Réalisé dans le cadre du plan de relance de l’apprentissage de juillet 2014, le rapport de l’IGAS avait pour mission d’identifier et d’évaluer les politiques de sécurisation et de lutte contre les ruptures de contrats. Conclusion ? Ces politiques sont rares, si ce n’est inexistantes. Quand elles existent, elles ne sont ni suffisamment documentées ni suffisamment objectivées pour faire l’objet d’une évaluation. Les données sont très peu centralisées, les acteurs trop éclatés… Autant de lacunes qui entravent le suivi individualisé des parcours et le bon alignement de l’offre et de la demande d’apprentissage. A contrario, l’Allemagne dispose de statistiques très riches  sur l’apprentissage. Elles permettent un suivi et une compréhension quasiment en temps réel du "marché du travail de l’apprentissage" ; elles résolvent l’inadéquation souvent observée entre profils et choix de filière des apprentis. Elles permettent, enfin, d’appréhender les difficultés rencontrées par les acteurs, avant d’atteindre le point de rupture.

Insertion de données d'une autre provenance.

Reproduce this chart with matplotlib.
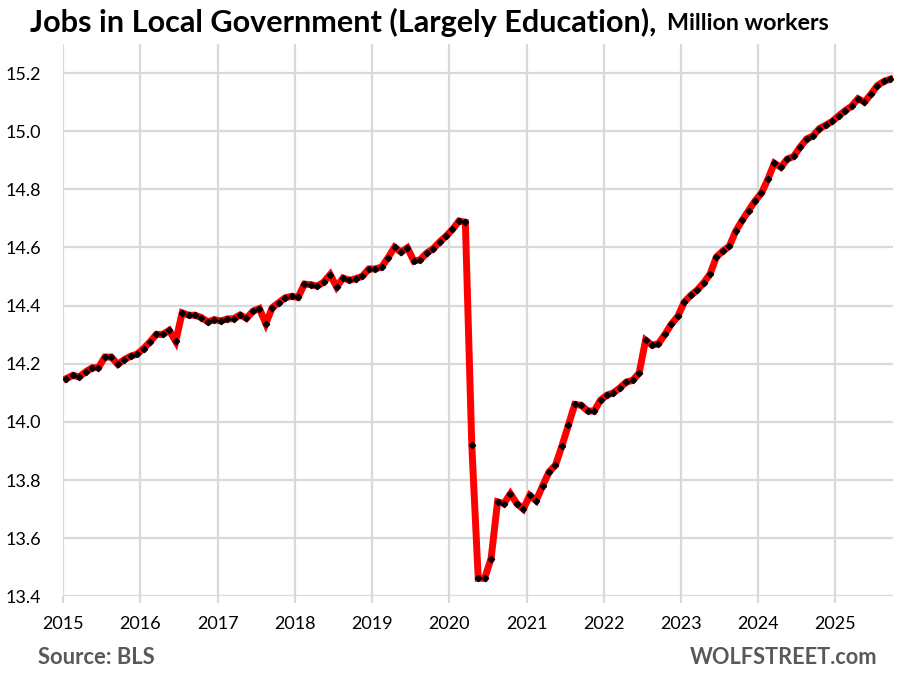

Déployer des outils de suivi et de pilotage pour arrêter l’hémorragie

L’IGAS avance un certain nombre de pistes pour contrer ce phénomène : clarification des objectifs associés à la collecte des données au niveau national, constitutions d’indicateurs de pilotage, déploiement d’études pour mieux connaître les parcours des apprentis, etc. Mais aussi élaboration d’un référentiel d’auto-évaluation pour les CFA afin de mesurer, puis de partager, la nature et l’impact des actions déployées. L’étude de l’Institut Montaigne retient également la piste de la rationalisation des dispositifs de suivi. Elle passerait par la création d’une "Agence nationale pour l’apprentissage et la formation professionnelle", sur le modèle du BIBB allemand (l’Institut fédéral de formation professionnelle). Cette agence consoliderait les statistiques pertinentes et élaborerait un rapport annuel, dont les conclusions devraient utilement permettre d’améliorer le système d’apprentissage et sa gouvernance.

Suite aux conclusions du rapport de l’IGAS, un groupe de travail a été constitué au sein du Conseil national de l’emploi, de la formation et de l’orientation professionnelle. Il devra se saisir de ces enjeux afin de faire cesser l’hémorragie des contrats d’apprentissage.